There is no quick fix for the water woes facing certain parts of the country and citizens should try to keep conservation methods firmly in place even during the rainy season, according to Minister of Public Utilities Robert Le Hunte. He is still hopeful however that water production in the country will be significantly increased in the near future.
During a phone interview with Newsday Le Hunte said that refurbishing work had already been completed on 38 wells and a further 20 wells which had stopped working had also been repaired. This work will help alleviate some of the stress that citizens have faced during this year's harsh dry season. Residents of south Trinidad have experienced long periods with little to no water over the last month.
Le Hunte said, "The objective is to increase water production in TT to about 252 million gallons of water a day but, as I have always said, the problem of water is a combination. It's not just about water production. It's about five moving parts together. It's about water production, it's about storage, it's about man management, fixing the infrastructure via the leaks and it's about interconnectivity issues."
Currently, by his estimates, TT produces about 173 million gallons per capita. The wells are crucial if more water is to be produced. Twenty more have to be rehabilitated and 17 new ones are also expected to be functional soon. He wants to increase ground water in TT up to about 60 million gallons a day. To create the new wells a well-development programme will be launched in areas where it is most needed.
He said, "We will be looking at wells in the area of Santa Cruz, Chatam, Granville, Arouca and a lot in Tobago like Calder Hall , Carnbee, Scarborough, Signal Hill, Roxborough and St Mary's Hill. Those are really the areas that you are looking at drilling new wells."

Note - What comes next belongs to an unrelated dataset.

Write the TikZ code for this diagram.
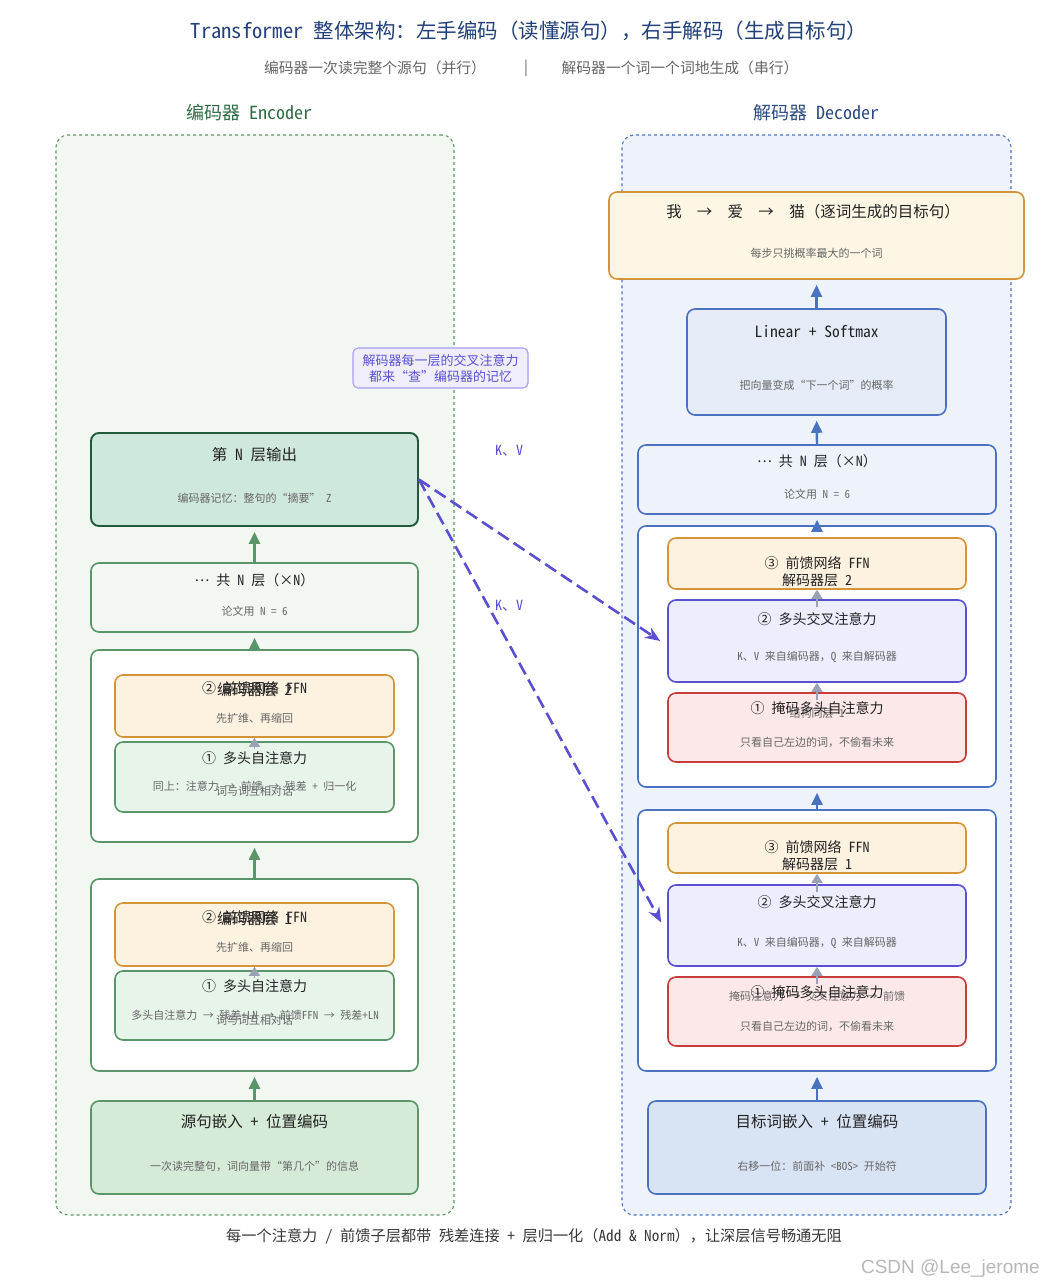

It is hoped that when all the wells are fully functional there would be less dependence on the nation's reservoirs.
Le Hunte admitted that part of the problem was caused by poor distribution channels to various points throughout the country. That is especially a cause for concern for Tobago. He said the only way that could be corrected was to upgrade booster stations (a pump station designed to boost the pressure of water within a long pipeline).
Works have already begun on some of the booster stations and has been completed on the Savonetta station, Teak Village station and South Oroupouche station. At least 242 kilometres of pipes have been identified for immediate replacement. However because of budget constraints about 30km will be serviced which is enough to also help boost water delivery.

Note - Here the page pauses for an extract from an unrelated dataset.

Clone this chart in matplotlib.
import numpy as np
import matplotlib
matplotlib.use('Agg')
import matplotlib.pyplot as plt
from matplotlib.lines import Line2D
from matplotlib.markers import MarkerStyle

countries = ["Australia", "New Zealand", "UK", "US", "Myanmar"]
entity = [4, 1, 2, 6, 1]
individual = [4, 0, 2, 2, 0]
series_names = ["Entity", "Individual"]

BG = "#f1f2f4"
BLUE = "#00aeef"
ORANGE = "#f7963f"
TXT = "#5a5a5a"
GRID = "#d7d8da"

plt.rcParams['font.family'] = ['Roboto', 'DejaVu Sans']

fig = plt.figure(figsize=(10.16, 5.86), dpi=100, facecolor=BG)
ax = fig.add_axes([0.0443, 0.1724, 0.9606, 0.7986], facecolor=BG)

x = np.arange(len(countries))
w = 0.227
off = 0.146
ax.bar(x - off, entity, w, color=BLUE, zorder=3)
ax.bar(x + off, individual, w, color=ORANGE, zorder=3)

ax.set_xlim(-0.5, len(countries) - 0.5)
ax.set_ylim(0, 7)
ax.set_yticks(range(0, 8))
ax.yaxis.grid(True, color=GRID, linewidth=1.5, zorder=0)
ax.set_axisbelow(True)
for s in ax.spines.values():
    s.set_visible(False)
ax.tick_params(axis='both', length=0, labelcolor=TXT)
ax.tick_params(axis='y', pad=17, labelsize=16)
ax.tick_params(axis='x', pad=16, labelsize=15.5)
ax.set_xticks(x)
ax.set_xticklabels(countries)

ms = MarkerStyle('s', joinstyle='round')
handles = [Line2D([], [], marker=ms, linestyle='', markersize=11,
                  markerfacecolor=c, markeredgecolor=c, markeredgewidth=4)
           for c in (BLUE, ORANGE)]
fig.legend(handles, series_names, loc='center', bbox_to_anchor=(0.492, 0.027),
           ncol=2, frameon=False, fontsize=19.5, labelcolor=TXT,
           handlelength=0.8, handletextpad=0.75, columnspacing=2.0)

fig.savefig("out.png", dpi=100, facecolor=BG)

Le Hunte also hopes that the Water and Sewerage Authority (WASA) will help to decrease the leaks from 1,000 to about 500.
He said, though the focus in the long term was to help prevent water shortage from another harsh dry season, desalination plants are not a very viable option.

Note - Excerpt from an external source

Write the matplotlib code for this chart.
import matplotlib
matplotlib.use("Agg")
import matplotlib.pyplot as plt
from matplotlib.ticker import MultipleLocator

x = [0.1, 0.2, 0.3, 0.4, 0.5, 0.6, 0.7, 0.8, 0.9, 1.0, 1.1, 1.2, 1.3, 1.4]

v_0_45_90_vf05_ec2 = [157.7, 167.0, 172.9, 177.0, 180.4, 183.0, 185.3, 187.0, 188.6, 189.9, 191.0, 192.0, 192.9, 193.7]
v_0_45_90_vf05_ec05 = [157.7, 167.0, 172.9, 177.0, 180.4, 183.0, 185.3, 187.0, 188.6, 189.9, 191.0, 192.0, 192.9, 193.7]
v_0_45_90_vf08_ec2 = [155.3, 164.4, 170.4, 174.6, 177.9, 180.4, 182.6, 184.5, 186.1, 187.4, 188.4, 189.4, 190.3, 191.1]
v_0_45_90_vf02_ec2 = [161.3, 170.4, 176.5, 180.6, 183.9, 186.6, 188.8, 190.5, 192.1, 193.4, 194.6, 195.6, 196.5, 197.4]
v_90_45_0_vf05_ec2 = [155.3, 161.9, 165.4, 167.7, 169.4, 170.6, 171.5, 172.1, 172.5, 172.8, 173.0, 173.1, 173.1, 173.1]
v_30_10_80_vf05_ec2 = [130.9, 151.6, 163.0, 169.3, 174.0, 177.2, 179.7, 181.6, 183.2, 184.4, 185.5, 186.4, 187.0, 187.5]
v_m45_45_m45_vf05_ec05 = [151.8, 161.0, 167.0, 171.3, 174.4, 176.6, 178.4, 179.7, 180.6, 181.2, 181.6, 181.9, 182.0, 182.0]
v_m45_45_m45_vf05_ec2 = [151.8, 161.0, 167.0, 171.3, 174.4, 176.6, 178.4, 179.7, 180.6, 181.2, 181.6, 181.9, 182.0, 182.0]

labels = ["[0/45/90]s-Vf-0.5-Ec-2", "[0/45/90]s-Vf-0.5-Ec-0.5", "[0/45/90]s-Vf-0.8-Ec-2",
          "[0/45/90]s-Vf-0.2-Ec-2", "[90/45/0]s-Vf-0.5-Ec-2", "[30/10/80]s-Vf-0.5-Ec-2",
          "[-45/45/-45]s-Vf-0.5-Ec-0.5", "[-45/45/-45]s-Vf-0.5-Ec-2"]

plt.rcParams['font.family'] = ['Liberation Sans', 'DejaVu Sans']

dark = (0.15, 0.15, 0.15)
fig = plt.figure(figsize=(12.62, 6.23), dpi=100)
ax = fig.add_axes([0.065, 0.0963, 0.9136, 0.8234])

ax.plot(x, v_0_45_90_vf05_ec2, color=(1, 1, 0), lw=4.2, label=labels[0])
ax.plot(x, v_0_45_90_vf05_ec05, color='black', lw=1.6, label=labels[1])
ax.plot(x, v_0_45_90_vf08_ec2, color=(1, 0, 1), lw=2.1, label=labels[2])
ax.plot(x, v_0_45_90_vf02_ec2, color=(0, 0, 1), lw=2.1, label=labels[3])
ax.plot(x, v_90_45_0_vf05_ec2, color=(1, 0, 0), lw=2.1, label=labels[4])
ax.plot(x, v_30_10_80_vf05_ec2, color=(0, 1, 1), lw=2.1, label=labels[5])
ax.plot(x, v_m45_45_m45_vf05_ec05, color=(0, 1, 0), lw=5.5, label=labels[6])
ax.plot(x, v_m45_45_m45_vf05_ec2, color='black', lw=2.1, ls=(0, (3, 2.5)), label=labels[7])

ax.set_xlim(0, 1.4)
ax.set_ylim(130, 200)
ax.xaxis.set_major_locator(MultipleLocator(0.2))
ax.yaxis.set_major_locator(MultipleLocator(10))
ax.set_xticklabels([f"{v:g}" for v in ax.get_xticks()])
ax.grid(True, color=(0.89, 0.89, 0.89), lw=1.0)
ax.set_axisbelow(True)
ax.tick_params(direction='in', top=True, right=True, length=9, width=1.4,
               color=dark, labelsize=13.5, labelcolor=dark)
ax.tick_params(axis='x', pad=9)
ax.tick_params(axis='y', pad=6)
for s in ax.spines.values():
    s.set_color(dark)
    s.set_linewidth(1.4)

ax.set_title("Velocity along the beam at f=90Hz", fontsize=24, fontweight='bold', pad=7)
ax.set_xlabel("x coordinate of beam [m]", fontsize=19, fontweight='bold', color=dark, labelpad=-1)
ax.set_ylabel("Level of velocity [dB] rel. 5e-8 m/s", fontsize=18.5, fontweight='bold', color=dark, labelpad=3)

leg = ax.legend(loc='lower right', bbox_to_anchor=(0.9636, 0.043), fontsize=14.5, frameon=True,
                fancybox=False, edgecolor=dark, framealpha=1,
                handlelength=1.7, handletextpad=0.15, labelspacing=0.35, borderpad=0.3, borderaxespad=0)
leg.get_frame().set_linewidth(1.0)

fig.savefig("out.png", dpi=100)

"Desalinated water is very expensive water. It is the most expensive water that you could get. Therefore, if you are trying to do more with less, you have to maximise the production of ground water rather than doing desalination."
He also said there were no plans for a desalination plant in Moruga.
"I am not aware of any desalination plant open in Moruga but there have been conversations about desalination plants in Tobago and west Trinidad. The problem with desalination plants is that its is a very expensive way of dealing with your water problems.
"All of these measures would have no effect if people do not continue to conserve as even in the rainy season there can be trouble for water."
Le Hunte said the volume of water coming through the streams into the dams was sometimes trapped because of illegal mining and other environmental factors. That causes a reduction in water production as well.
"That campaign about every drop counts. That should become part of our life. As a country our consumption of water is way above a lot of other parts of the world. As a country we need to reduce the amount we use.
"Conservation remains a top priority at this time and going into the rainy season."